* DATA SHOWN:
——

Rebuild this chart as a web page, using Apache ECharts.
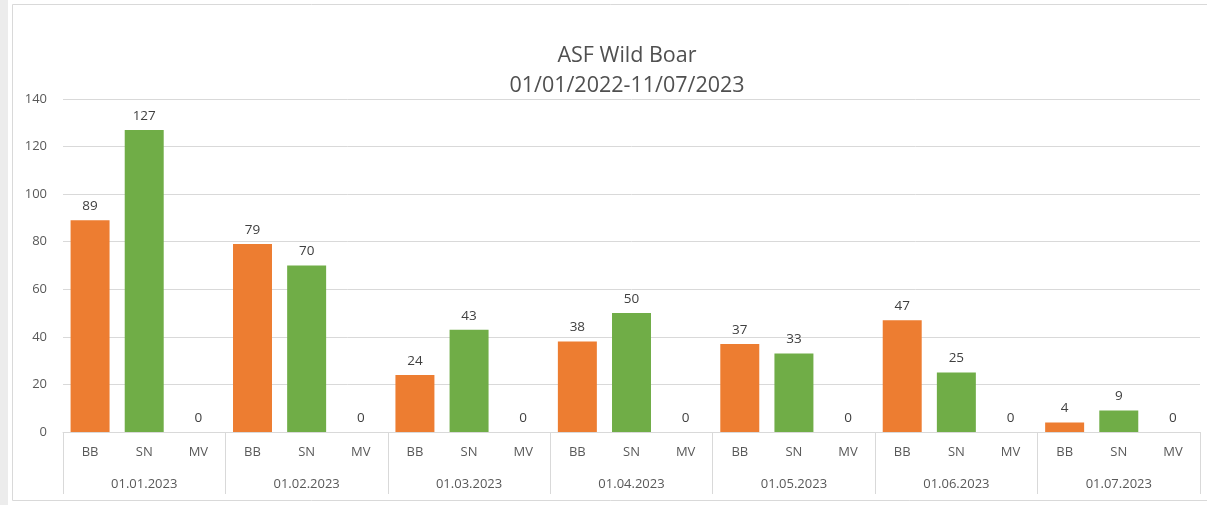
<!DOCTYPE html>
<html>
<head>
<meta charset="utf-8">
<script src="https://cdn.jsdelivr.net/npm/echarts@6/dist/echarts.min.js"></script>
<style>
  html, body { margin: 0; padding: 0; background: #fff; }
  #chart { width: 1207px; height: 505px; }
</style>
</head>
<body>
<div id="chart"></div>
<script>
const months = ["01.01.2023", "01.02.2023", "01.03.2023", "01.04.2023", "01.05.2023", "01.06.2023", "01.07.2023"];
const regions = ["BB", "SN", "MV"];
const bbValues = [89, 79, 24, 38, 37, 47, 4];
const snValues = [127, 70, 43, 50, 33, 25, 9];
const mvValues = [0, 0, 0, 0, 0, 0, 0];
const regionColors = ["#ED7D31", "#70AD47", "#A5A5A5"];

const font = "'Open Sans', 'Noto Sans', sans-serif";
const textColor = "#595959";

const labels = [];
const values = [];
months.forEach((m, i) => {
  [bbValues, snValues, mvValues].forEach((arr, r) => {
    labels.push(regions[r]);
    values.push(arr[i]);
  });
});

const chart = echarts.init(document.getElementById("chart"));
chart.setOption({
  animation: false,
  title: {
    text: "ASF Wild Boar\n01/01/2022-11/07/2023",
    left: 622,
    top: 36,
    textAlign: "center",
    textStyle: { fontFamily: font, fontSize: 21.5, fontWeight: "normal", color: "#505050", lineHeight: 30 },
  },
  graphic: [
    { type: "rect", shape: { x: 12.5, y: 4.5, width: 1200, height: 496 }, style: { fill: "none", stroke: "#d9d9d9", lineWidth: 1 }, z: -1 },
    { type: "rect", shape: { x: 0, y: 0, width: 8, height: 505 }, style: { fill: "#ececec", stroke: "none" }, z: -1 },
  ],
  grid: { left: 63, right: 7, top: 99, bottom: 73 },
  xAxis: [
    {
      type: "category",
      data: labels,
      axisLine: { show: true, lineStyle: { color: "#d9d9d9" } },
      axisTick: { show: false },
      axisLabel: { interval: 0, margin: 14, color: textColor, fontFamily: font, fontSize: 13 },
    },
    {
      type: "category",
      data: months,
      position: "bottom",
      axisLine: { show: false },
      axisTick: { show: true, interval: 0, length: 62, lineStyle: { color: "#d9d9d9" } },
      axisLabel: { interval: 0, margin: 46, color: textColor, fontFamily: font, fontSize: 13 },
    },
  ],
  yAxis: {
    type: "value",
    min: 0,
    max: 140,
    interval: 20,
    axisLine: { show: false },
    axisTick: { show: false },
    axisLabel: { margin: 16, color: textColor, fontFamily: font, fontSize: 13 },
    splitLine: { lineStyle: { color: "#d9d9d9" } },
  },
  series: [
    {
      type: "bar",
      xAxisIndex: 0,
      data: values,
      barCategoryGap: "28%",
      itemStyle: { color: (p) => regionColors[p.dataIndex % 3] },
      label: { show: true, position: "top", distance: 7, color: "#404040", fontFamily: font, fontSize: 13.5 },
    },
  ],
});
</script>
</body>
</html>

——

* TASK DIRECTIONS:
Please transcribe the material above exactly as written. Leave the pictures out.

* FULL OUTPUT:
Rebuild this chart as a web page, using Apache ECharts.
<!DOCTYPE html>
<html>
<head>
<meta charset="utf-8">
<script src="https://cdn.jsdelivr.net/npm/echarts@6/dist/echarts.min.js"></script>
<style>
  html, body { margin: 0; padding: 0; background: #fff; }
  #chart { width: 1207px; height: 505px; }
</style>
</head>
<body>
<div id="chart"></div>
<script>
const months = ["01.01.2023", "01.02.2023", "01.03.2023", "01.04.2023", "01.05.2023", "01.06.2023", "01.07.2023"];
const regions = ["BB", "SN", "MV"];
const bbValues = [89, 79, 24, 38, 37, 47, 4];
const snValues = [127, 70, 43, 50, 33, 25, 9];
const mvValues = [0, 0, 0, 0, 0, 0, 0];
const regionColors = ["#ED7D31", "#70AD47", "#A5A5A5"];

const font = "'Open Sans', 'Noto Sans', sans-serif";
const textColor = "#595959";

const labels = [];
const values = [];
months.forEach((m, i) => {
  [bbValues, snValues, mvValues].forEach((arr, r) => {
    labels.push(regions[r]);
    values.push(arr[i]);
  });
});

const chart = echarts.init(document.getElementById("chart"));
chart.setOption({
  animation: false,
  title: {
    text: "ASF Wild Boar\n01/01/2022-11/07/2023",
    left: 622,
    top: 36,
    textAlign: "center",
    textStyle: { fontFamily: font, fontSize: 21.5, fontWeight: "normal", color: "#505050", lineHeight: 30 },
  },
  graphic: [
    { type: "rect", shape: { x: 12.5, y: 4.5, width: 1200, height: 496 }, style: { fill: "none", stroke: "#d9d9d9", lineWidth: 1 }, z: -1 },
    { type: "rect", shape: { x: 0, y: 0, width: 8, height: 505 }, style: { fill: "#ececec", stroke: "none" }, z: -1 },
  ],
  grid: { left: 63, right: 7, top: 99, bottom: 73 },
  xAxis: [
    {
      type: "category",
      data: labels,
      axisLine: { show: true, lineStyle: { color: "#d9d9d9" } },
      axisTick: { show: false },
      axisLabel: { interval: 0, margin: 14, color: textColor, fontFamily: font, fontSize: 13 },
    },
    {
      type: "category",
      data: months,
      position: "bottom",
      axisLine: { show: false },
      axisTick: { show: true, interval: 0, length: 62, lineStyle: { color: "#d9d9d9" } },
      axisLabel: { interval: 0, margin: 46, color: textColor, fontFamily: font, fontSize: 13 },
    },
  ],
  yAxis: {
    type: "value",
    min: 0,
    max: 140,
    interval: 20,
    axisLine: { show: false },
    axisTick: { show: false },
    axisLabel: { margin: 16, color: textColor, fontFamily: font, fontSize: 13 },
    splitLine: { lineStyle: { color: "#d9d9d9" } },
  },
  series: [
    {
      type: "bar",
      xAxisIndex: 0,
      data: values,
      barCategoryGap: "28%",
      itemStyle: { color: (p) => regionColors[p.dataIndex % 3] },
      label: { show: true, position: "top", distance: 7, color: "#404040", fontFamily: font, fontSize: 13.5 },
    },
  ],
});
</script>
</body>
</html>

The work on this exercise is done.